Que le lecteur réfléchisse à tout cela lorsqu’il examinera par lui même l’œuvre du « cinque cento ». Rien de plus exquis quand elle fut exécutée par un artiste véritablement grand dont la vie et la force ne pouvaient être comprimées et qui pouvait mettre en valeur tout le savoir de son temps : je ne crois pas, par exemple, qu’il existe une plus belle statue équestre que celle de Bartolomeo Colleone, par Verocchio. Mais quand les œuvres du « cinque cento » sont faites par des hommes moindres qui, au temps du Gothique, auraient trouvé le moyen de montrer — peut-être grossièrement — ce qu’ils avaient dans le cœur, elles sont inanimées ; c’est une copie faible et vulgaire de quelque maître supérieur, ou bien une accumulation de qualités techniques ayant fait disparaître les dons naturels que pouvait posséder l’ouvrier.

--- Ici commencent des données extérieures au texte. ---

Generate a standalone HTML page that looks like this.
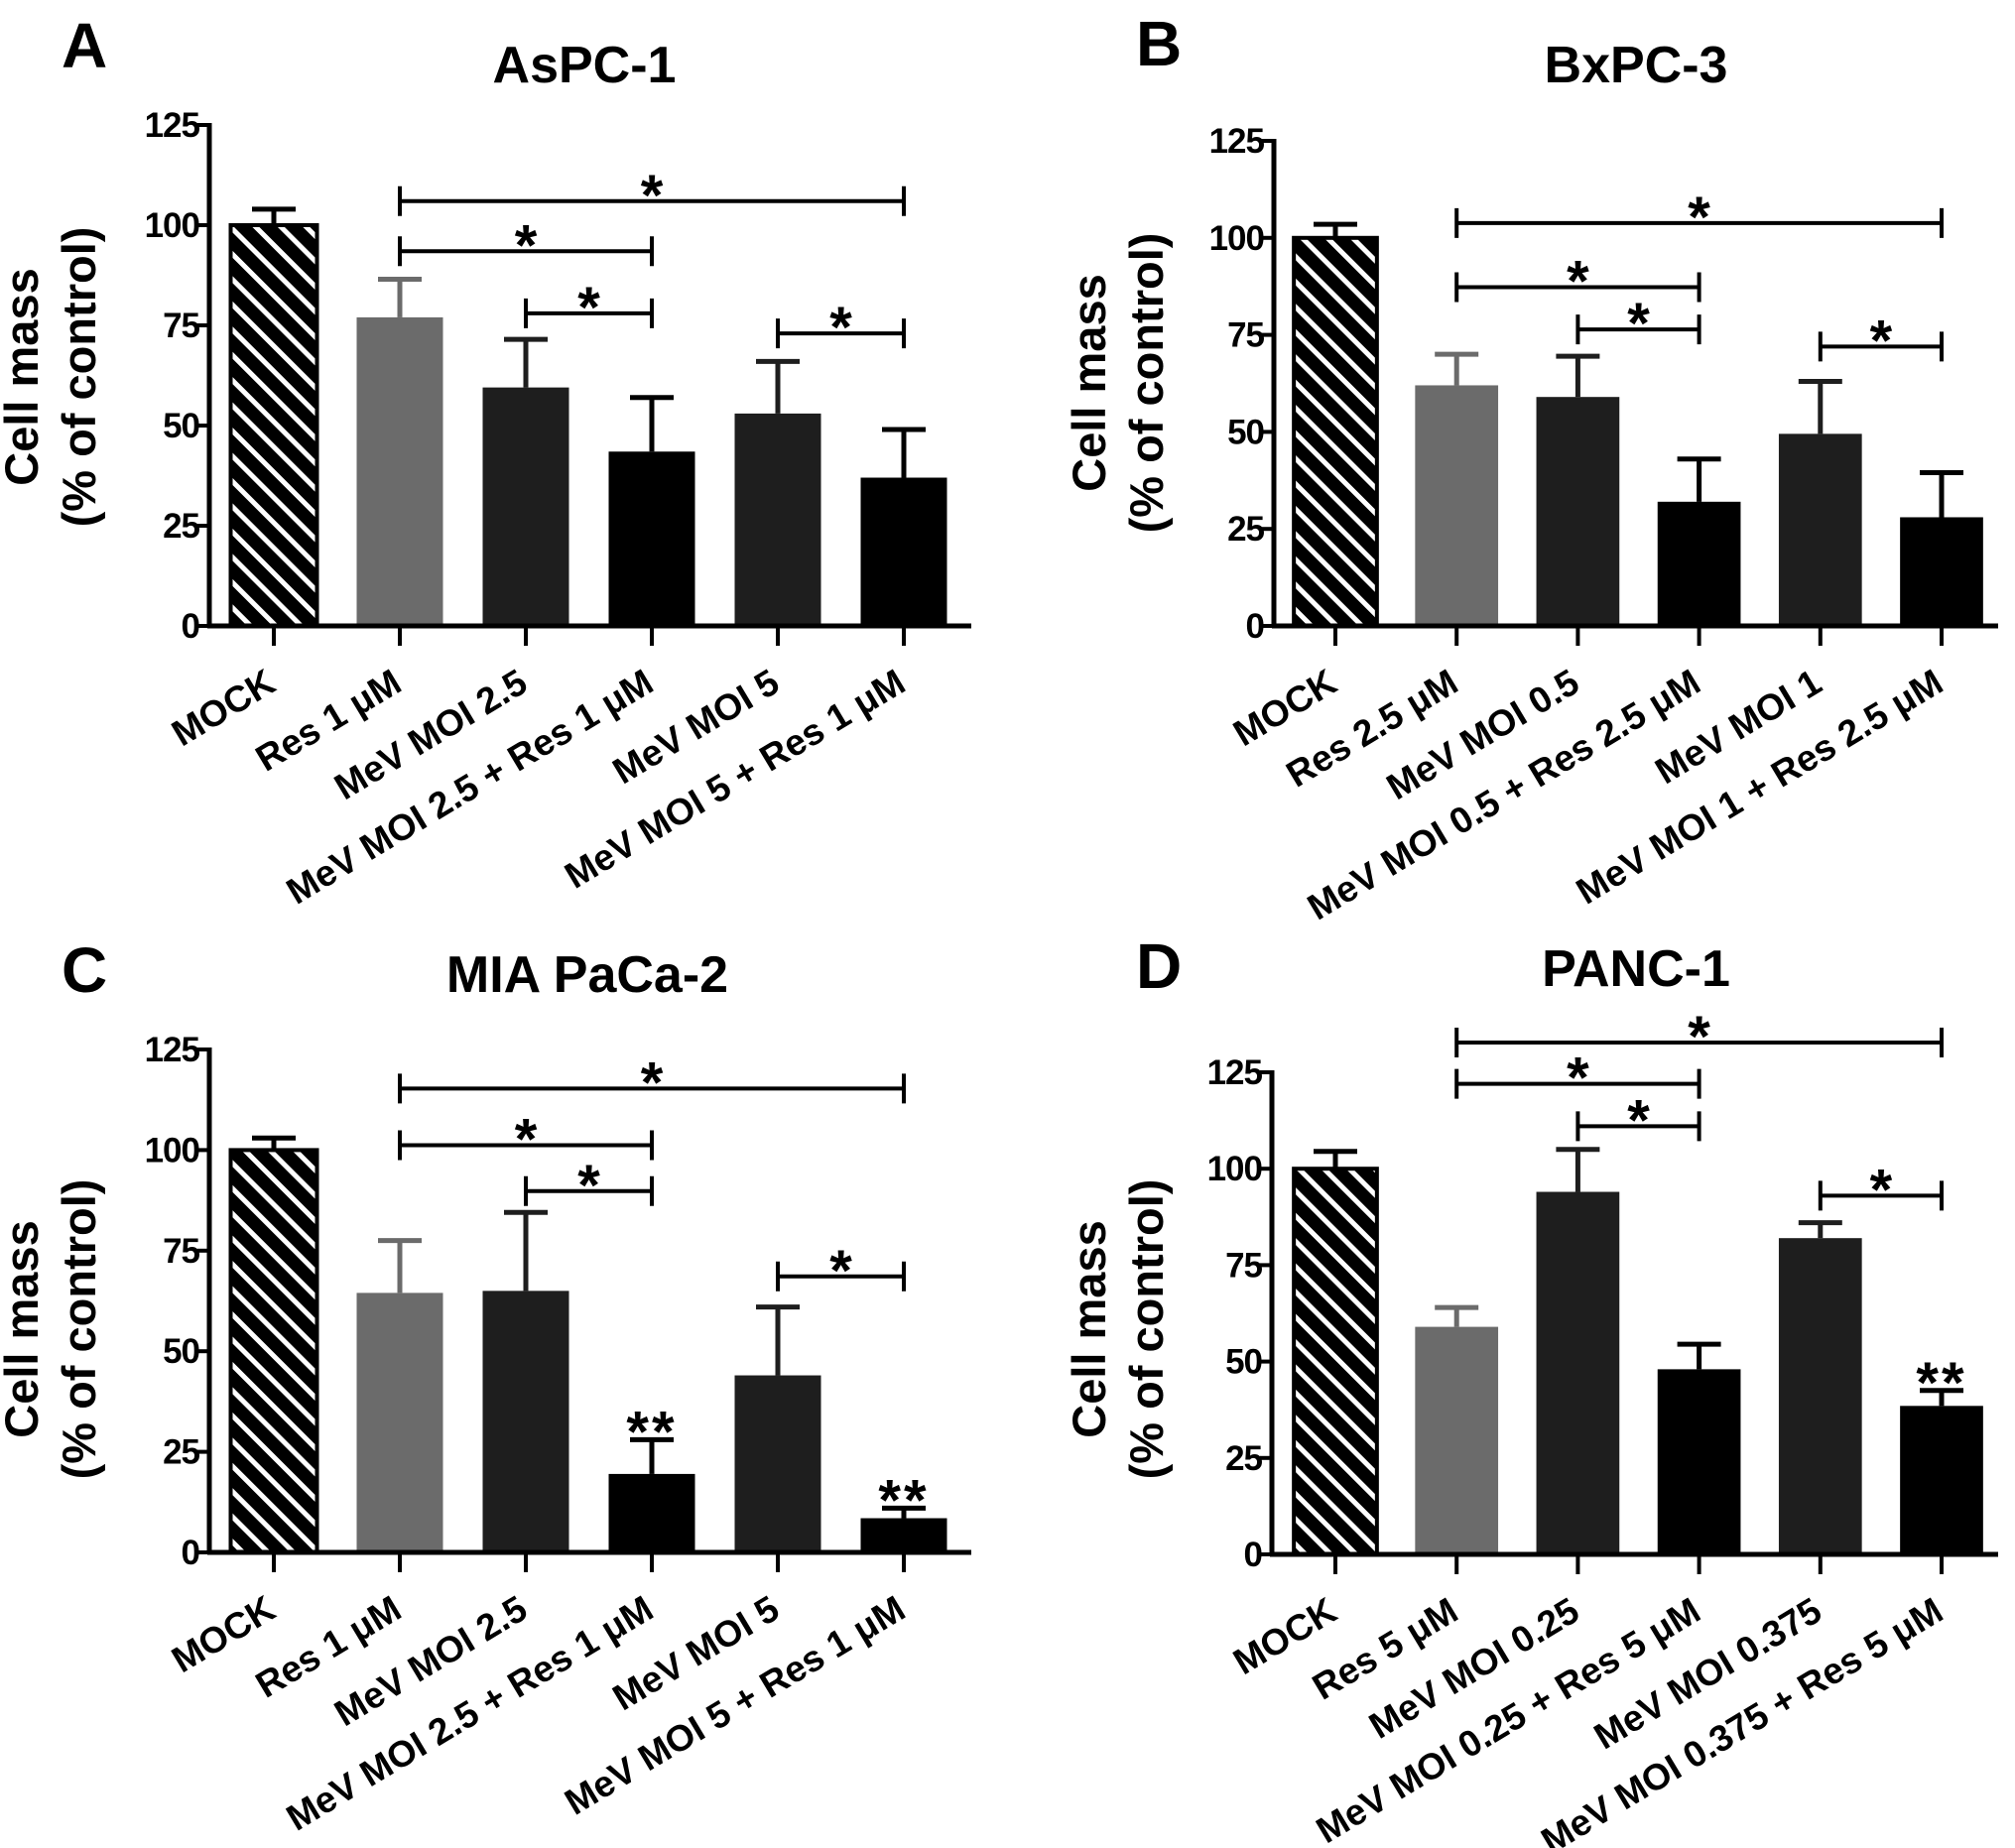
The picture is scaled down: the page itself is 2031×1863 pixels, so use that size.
<!DOCTYPE html>
<html><head><meta charset="utf-8">
<style>
html,body{margin:0;padding:0;background:#fff;}
svg{display:block;font-family:"Liberation Sans",Arial,sans-serif;font-weight:bold;}
</style></head>
<body>
<svg id="fig" width="2031" height="1863" viewBox="0 0 2031 1863" xmlns="http://www.w3.org/2000/svg">
<defs>
<pattern id="hatch" patternUnits="userSpaceOnUse" width="18" height="18" patternTransform="rotate(-45)">
<rect width="18" height="18" fill="#000"/><rect x="0" y="0" width="5" height="18" fill="#fff"/>
</pattern>
</defs>
</svg>
<script>
// ---- data ----
const catsA = ["MOCK","Res 1 μM","MeV MOI 2.5","MeV MOI 2.5 + Res 1 μM","MeV MOI 5","MeV MOI 5 + Res 1 μM"];
const valsA = [100,77,59.5,43.5,53,37];
const errsA = [104,86.5,71.5,57,66,49];
const sigA = [[1,3,93.5],[1,5,106],[2,3,78],[4,5,73]];
const starA = [];

const catsB = ["MOCK","Res 2.5 μM","MeV MOI 0.5","MeV MOI 0.5 + Res 2.5 μM","MeV MOI 1","MeV MOI 1 + Res 2.5 μM"];
const valsB = [100,62,59,32,49.5,28];
const errsB = [103.5,70,69.5,43,63,39.5];
const sigB = [[1,5,103.8],[1,3,87.3],[2,3,76.4],[4,5,72]];
const starB = [];

const catsC = ["MOCK","Res 1 μM","MeV MOI 2.5","MeV MOI 2.5 + Res 1 μM","MeV MOI 5","MeV MOI 5 + Res 1 μM"];
const valsC = [100,64.5,65,19.5,44,8.5];
const errsC = [103,77.5,84.5,28,61,11];
const sigC = [[1,5,115.3],[1,3,101.2],[2,3,89.8],[4,5,68.6]];
const starC = [3,5];

const catsD = ["MOCK","Res 5 μM","MeV MOI 0.25","MeV MOI 0.25 + Res 5 μM","MeV MOI 0.375","MeV MOI 0.375 + Res 5 μM"];
const valsD = [100,59,94,48,82,38.5];
const errsD = [104.5,64,105,54.5,86,42.5];
const sigD = [[1,5,132.7],[1,3,122],[2,3,111],[4,5,93]];
const starD = [5];

const yTicks = [0,25,50,75,100,125];
const titles = ["AsPC-1","BxPC-3","MIA PaCa-2","PANC-1"];
const letters = ["A","B","C","D"];

// ---- layout ----
const panels = [
 {cats:catsA,vals:valsA,errs:errsA,sig:sigA,star:starA,ax:211,y0:631,ppu:4.04,c0:276,step:127,xEnd:979,tx:589,ty:83,lx:62,ly:68,ytx:62,yty:380},
 {cats:catsB,vals:valsB,errs:errsB,sig:sigB,star:starB,ax:1284,y0:631,ppu:3.912,c0:1346,step:122.2,xEnd:2014,tx:1649,ty:83,lx:1145,ly:66,ytx:1138,yty:386},
 {cats:catsC,vals:valsC,errs:errsC,sig:sigC,star:starC,ax:211,y0:1565,ppu:4.056,c0:276,step:127,xEnd:979,tx:592,ty:1000,lx:62,ly:1000,ytx:62,yty:1340},
 {cats:catsD,vals:valsD,errs:errsD,sig:sigD,star:starD,ax:1282,y0:1567,ppu:3.888,c0:1346,step:122.2,xEnd:2014,tx:1649,ty:994,lx:1145,ly:996,ytx:1138,yty:1340}
];
const fills = ["url(#hatch)","#6b6b6b","#1e1e1e","#000","#1e1e1e","#000"];
const NS="http://www.w3.org/2000/svg";
const svg=document.getElementById('fig');
function mk(tag,attrs,parent,text){const e=document.createElementNS(NS,tag);for(const k in attrs)e.setAttribute(k,attrs[k]);if(text!==undefined)e.textContent=text;parent.appendChild(e);return e;}

panels.forEach((p,pi)=>{
 const g=mk('g',{},svg);
 
 
 const Y=v=>p.y0-v*p.ppu;
 const X=i=>p.c0+i*p.step;
 const bw=p.step*0.685;
 let t=mk('text',{x:p.lx,y:p.ly,'font-size':64},g,letters[pi]);
 
 
 t=mk('text',{x:p.tx,y:p.ty,'font-size':52,'text-anchor':'middle'},g,titles[pi]);
 
 
 const yt=mk('text',{transform:`translate(${p.ytx},${p.yty}) rotate(-90)`,'font-size':47,'text-anchor':'middle'},g);
 
 
 mk('tspan',{x:0,dy:-24},yt,'Cell mass');
 mk('tspan',{x:0,dy:58},yt,'(% of control)');
 // bars
 p.vals.forEach((v,i)=>{
  const col=i===1?'#6b6b6b':(i===2||i===4?'#1e1e1e':'#000');
  let l=mk('line',{x1:X(i),x2:X(i),y1:Y(v),y2:Y(p.errs[i]),stroke:col,'stroke-width':5},g);
  
  
  l=mk('line',{x1:X(i)-22,x2:X(i)+22,y1:Y(p.errs[i]),y2:Y(p.errs[i]),stroke:col,'stroke-width':5},g);
  
  
  const r=mk('rect',{x:X(i)-bw/2,y:Y(v),width:bw,height:v*p.ppu,fill:fills[i],stroke:i===0?'#000':'none','stroke-width':i===0?4:0},g);
  
  
 });
 // axes
 let a=mk('line',{x1:p.ax,x2:p.ax,y1:Y(0)+2,y2:Y(125)-2,stroke:'#000','stroke-width':5},g);
 
 
 a=mk('line',{x1:p.ax-2,x2:p.xEnd,y1:Y(0),y2:Y(0),stroke:'#000','stroke-width':5},g);
 
 
 yTicks.forEach(v=>{
  mk('line',{x1:p.ax-12,x2:p.ax,y1:Y(v),y2:Y(v),stroke:'#000','stroke-width':4},g);
  const tl=mk('text',{x:p.ax-10,y:Y(v)+12,'font-size':35,'text-anchor':'end','letter-spacing':-1},g,String(v));
  
  
 });
 p.cats.forEach((c,i)=>{
  mk('line',{x1:X(i),x2:X(i),y1:Y(0),y2:Y(0)+20,stroke:'#000','stroke-width':4},g);
  const xl=mk('text',{transform:`translate(${X(i)+4},${Y(0)+64}) rotate(-31)`,'font-size':37,'text-anchor':'end'},g,c);
  
  
 });
 // significance brackets
 p.sig.forEach(s=>{
  const x1=X(s[0]),x2=X(s[1]),y=Y(s[2]);
  const b=mk('path',{d:`M${x1},${y-15}V${y+15}M${x1},${y}H${x2}M${x2},${y-15}V${y+15}`,stroke:'#000','stroke-width':4,fill:'none'},g);
  
  
  const st=mk('text',{x:(x1+x2)/2,y:y+14,'font-size':58,'text-anchor':'middle'},g,'*');
  
  
 });
 p.star.forEach(i=>{
  const st=mk('text',{x:X(i),y:Y(p.errs[i])+12,'font-size':58,'text-anchor':'middle','letter-spacing':3},g,'**');
  
  
 });
});
</script>
</body></html>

Il y a naturellement dans cette période, une gradation infinie conduisant de la décoration de la chapelle Sixtine à celle qu’exécutent les tapissiers modernes, mais, comme la généralité des ouvriers architectes est forcément d’un ordre inférieur, on remarquera que la peinture et la

  1. On verra, dans le chapitre suivant, que ces hommes ne purent pourtant pas la porter sans en souffrir.